Exercise description
Retype, with no alterations, every line between the one containing "Reproduce this chart" and the one containing "8.45, 10.05, 11.75];", counting both of those lines too. Pictures are to be left out.

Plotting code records
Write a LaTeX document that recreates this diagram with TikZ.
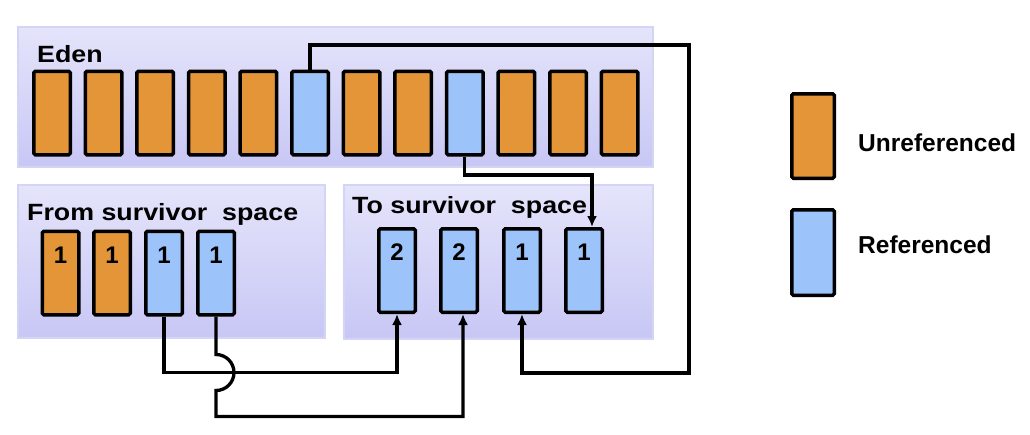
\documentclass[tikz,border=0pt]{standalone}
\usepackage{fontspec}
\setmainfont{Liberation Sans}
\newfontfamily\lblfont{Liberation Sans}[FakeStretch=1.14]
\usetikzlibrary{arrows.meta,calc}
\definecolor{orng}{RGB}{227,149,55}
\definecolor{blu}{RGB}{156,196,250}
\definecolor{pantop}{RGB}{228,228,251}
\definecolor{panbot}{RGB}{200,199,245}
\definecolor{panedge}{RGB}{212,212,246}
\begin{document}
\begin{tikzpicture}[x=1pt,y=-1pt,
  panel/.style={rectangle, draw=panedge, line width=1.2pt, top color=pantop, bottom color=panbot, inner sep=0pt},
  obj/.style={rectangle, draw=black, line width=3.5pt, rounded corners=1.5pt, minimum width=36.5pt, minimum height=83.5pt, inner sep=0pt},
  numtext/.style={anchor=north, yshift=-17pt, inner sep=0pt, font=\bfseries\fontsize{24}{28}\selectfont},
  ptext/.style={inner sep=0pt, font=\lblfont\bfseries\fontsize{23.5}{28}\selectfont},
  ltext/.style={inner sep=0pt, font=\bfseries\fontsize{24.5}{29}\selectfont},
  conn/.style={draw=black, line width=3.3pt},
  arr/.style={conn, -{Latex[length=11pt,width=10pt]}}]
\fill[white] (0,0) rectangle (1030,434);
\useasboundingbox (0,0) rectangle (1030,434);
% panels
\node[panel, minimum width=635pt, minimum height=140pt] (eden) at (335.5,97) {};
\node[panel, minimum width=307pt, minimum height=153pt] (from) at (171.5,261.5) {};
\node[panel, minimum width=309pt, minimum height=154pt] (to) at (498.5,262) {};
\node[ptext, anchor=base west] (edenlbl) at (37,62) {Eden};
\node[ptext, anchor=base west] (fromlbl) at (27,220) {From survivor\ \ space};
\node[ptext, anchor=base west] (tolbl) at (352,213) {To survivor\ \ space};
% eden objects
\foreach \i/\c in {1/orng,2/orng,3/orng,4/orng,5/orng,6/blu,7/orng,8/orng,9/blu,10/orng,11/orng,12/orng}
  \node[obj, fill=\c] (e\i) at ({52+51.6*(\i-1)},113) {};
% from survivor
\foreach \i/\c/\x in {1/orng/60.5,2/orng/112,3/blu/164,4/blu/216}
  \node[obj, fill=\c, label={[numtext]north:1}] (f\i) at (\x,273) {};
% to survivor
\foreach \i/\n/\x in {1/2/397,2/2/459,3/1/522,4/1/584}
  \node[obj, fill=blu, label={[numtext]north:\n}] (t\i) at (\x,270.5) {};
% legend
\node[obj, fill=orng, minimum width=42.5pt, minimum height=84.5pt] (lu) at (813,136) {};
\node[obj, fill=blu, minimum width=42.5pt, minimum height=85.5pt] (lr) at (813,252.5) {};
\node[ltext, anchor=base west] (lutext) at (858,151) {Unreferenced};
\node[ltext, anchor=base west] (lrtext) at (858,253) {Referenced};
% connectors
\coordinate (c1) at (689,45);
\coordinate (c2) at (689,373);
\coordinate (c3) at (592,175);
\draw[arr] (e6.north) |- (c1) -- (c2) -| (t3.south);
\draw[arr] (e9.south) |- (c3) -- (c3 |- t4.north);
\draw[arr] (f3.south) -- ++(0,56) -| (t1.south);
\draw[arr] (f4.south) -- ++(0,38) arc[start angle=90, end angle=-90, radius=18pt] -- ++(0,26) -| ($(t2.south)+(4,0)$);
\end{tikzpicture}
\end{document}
==
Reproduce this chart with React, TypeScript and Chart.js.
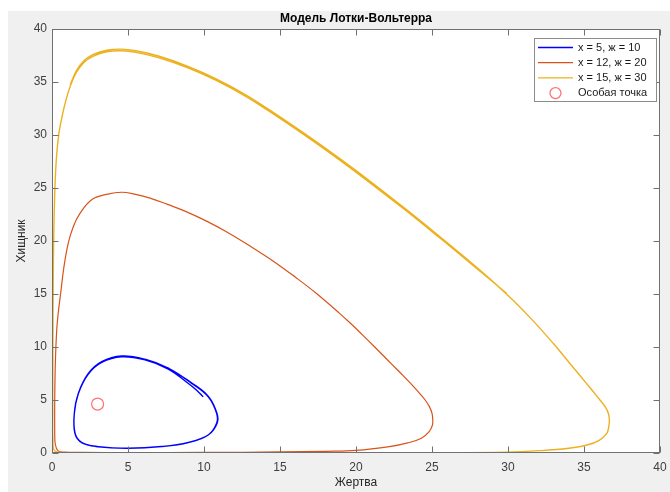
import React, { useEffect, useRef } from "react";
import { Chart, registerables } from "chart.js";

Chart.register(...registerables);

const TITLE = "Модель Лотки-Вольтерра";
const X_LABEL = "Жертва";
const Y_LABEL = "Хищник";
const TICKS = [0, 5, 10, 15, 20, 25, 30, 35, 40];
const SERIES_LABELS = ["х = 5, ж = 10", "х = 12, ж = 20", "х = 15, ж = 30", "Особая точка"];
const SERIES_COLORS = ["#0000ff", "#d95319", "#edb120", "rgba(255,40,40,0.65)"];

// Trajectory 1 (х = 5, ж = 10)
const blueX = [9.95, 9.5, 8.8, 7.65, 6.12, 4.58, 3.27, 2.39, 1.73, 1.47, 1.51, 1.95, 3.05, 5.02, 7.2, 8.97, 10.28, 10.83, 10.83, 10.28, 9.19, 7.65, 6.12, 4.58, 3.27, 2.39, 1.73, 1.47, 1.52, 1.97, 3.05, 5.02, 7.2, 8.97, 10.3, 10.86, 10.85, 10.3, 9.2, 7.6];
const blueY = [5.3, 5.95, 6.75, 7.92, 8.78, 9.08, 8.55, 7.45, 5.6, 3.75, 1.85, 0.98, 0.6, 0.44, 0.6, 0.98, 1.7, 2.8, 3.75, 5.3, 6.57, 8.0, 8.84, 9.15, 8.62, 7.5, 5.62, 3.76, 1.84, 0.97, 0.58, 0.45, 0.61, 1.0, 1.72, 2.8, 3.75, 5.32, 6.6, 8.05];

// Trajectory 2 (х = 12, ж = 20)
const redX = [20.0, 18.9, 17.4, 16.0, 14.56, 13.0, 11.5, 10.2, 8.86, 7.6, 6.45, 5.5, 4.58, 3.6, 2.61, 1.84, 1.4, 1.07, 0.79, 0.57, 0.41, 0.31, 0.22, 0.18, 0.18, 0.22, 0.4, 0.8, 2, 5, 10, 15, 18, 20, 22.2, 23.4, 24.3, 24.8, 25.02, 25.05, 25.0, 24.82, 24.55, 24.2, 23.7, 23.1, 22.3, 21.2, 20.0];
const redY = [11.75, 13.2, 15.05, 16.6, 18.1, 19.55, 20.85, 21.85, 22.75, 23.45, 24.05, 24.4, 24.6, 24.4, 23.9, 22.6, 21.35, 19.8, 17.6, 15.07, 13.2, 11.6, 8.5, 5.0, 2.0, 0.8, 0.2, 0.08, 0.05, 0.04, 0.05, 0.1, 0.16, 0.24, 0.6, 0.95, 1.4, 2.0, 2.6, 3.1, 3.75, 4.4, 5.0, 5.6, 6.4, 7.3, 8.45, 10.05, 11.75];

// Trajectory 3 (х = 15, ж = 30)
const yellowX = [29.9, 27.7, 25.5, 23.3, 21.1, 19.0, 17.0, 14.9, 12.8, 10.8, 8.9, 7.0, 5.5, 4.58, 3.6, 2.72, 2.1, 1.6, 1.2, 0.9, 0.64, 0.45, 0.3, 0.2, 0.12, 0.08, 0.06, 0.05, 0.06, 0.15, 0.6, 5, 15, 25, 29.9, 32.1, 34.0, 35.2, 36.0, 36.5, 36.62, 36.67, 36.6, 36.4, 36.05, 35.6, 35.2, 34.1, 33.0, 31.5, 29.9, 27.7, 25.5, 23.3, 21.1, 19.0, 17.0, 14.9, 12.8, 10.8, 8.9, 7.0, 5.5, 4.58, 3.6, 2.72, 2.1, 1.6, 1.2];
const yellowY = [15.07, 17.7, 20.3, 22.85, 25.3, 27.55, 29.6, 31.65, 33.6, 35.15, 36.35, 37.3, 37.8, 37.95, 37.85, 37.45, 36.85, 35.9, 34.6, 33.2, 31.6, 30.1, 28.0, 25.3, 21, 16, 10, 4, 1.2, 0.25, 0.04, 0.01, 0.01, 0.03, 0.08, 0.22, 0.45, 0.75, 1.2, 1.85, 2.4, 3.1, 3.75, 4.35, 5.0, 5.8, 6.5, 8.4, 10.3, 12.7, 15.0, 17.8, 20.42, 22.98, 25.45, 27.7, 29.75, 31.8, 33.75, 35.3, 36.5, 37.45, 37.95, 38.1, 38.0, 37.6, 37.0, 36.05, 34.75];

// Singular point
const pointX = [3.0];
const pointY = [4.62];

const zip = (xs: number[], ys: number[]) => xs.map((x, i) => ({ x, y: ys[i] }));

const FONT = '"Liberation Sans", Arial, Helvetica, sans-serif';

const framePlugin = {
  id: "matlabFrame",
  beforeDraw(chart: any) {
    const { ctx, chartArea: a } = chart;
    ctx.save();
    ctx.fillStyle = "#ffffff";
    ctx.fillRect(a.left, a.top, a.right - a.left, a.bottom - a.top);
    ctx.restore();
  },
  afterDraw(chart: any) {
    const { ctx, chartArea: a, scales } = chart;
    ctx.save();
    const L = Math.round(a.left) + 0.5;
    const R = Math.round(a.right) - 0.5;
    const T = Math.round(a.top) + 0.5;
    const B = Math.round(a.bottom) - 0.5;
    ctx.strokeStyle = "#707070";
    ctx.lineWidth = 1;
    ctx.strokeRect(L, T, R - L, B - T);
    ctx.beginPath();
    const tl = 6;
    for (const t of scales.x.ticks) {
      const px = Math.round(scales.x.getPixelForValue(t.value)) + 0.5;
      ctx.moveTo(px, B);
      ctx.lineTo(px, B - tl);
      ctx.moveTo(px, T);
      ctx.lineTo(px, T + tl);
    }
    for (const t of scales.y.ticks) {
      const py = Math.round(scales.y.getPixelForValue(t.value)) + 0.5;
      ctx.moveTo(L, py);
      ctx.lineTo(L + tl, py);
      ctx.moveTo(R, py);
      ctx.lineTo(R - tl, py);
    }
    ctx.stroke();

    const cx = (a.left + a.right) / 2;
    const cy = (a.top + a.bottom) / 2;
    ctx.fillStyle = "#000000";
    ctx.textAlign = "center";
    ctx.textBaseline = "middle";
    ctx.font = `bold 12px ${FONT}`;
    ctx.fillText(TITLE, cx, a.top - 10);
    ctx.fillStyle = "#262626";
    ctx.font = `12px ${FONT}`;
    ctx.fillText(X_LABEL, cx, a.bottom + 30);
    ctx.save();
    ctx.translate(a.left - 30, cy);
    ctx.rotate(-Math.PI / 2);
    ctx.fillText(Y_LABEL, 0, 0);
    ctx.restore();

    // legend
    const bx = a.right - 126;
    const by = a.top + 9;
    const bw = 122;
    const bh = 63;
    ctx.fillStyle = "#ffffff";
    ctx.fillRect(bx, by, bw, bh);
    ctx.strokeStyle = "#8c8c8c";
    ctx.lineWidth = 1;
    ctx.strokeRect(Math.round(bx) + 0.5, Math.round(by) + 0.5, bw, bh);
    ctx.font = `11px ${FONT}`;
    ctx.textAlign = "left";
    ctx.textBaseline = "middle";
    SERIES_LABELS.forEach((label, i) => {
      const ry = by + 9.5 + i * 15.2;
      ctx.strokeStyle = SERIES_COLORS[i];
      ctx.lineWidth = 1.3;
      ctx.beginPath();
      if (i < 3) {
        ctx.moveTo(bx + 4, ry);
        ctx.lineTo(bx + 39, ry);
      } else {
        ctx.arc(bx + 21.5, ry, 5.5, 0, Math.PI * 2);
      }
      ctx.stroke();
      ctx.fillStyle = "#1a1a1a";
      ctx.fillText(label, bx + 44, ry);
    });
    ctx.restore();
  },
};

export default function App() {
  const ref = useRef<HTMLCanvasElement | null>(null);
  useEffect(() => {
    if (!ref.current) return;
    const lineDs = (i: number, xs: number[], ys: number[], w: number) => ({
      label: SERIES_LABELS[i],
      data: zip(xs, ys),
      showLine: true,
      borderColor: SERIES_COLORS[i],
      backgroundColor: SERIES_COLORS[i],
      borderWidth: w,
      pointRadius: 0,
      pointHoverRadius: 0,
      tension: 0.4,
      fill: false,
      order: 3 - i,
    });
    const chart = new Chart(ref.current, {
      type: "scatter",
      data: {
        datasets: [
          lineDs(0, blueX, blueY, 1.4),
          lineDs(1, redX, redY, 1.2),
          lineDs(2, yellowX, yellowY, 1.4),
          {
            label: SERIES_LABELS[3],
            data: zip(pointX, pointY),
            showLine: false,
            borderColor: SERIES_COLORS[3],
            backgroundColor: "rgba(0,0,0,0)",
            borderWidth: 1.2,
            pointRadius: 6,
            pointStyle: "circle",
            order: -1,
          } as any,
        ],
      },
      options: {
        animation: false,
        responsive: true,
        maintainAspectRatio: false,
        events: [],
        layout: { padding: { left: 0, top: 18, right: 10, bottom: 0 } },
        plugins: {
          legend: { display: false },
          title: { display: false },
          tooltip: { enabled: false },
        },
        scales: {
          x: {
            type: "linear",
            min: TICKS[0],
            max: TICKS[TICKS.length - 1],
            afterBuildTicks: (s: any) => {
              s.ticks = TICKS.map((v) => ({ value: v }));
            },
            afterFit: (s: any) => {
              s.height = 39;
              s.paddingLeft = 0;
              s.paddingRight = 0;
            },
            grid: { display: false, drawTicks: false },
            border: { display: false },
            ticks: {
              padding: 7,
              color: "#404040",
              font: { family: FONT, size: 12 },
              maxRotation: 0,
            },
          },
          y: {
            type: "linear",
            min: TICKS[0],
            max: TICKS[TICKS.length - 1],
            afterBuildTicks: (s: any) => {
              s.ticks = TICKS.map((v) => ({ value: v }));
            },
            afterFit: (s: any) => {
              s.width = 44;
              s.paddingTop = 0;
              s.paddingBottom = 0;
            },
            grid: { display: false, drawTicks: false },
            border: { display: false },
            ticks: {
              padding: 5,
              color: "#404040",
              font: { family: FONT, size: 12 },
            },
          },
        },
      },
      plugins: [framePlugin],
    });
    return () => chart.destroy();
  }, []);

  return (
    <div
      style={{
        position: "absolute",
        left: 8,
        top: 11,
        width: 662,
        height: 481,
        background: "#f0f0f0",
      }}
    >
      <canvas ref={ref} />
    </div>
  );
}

Finished exercise
Reproduce this chart with React, TypeScript and Chart.js.
import React, { useEffect, useRef } from "react";
import { Chart, registerables } from "chart.js";

Chart.register(...registerables);

const TITLE = "Модель Лотки-Вольтерра";
const X_LABEL = "Жертва";
const Y_LABEL = "Хищник";
const TICKS = [0, 5, 10, 15, 20, 25, 30, 35, 40];
const SERIES_LABELS = ["х = 5, ж = 10", "х = 12, ж = 20", "х = 15, ж = 30", "Особая точка"];
const SERIES_COLORS = ["#0000ff", "#d95319", "#edb120", "rgba(255,40,40,0.65)"];

// Trajectory 1 (х = 5, ж = 10)
const blueX = [9.95, 9.5, 8.8, 7.65, 6.12, 4.58, 3.27, 2.39, 1.73, 1.47, 1.51, 1.95, 3.05, 5.02, 7.2, 8.97, 10.28, 10.83, 10.83, 10.28, 9.19, 7.65, 6.12, 4.58, 3.27, 2.39, 1.73, 1.47, 1.52, 1.97, 3.05, 5.02, 7.2, 8.97, 10.3, 10.86, 10.85, 10.3, 9.2, 7.6];
const blueY = [5.3, 5.95, 6.75, 7.92, 8.78, 9.08, 8.55, 7.45, 5.6, 3.75, 1.85, 0.98, 0.6, 0.44, 0.6, 0.98, 1.7, 2.8, 3.75, 5.3, 6.57, 8.0, 8.84, 9.15, 8.62, 7.5, 5.62, 3.76, 1.84, 0.97, 0.58, 0.45, 0.61, 1.0, 1.72, 2.8, 3.75, 5.32, 6.6, 8.05];

// Trajectory 2 (х = 12, ж = 20)
const redX = [20.0, 18.9, 17.4, 16.0, 14.56, 13.0, 11.5, 10.2, 8.86, 7.6, 6.45, 5.5, 4.58, 3.6, 2.61, 1.84, 1.4, 1.07, 0.79, 0.57, 0.41, 0.31, 0.22, 0.18, 0.18, 0.22, 0.4, 0.8, 2, 5, 10, 15, 18, 20, 22.2, 23.4, 24.3, 24.8, 25.02, 25.05, 25.0, 24.82, 24.55, 24.2, 23.7, 23.1, 22.3, 21.2, 20.0];
const redY = [11.75, 13.2, 15.05, 16.6, 18.1, 19.55, 20.85, 21.85, 22.75, 23.45, 24.05, 24.4, 24.6, 24.4, 23.9, 22.6, 21.35, 19.8, 17.6, 15.07, 13.2, 11.6, 8.5, 5.0, 2.0, 0.8, 0.2, 0.08, 0.05, 0.04, 0.05, 0.1, 0.16, 0.24, 0.6, 0.95, 1.4, 2.0, 2.6, 3.1, 3.75, 4.4, 5.0, 5.6, 6.4, 7.3, 8.45, 10.05, 11.75];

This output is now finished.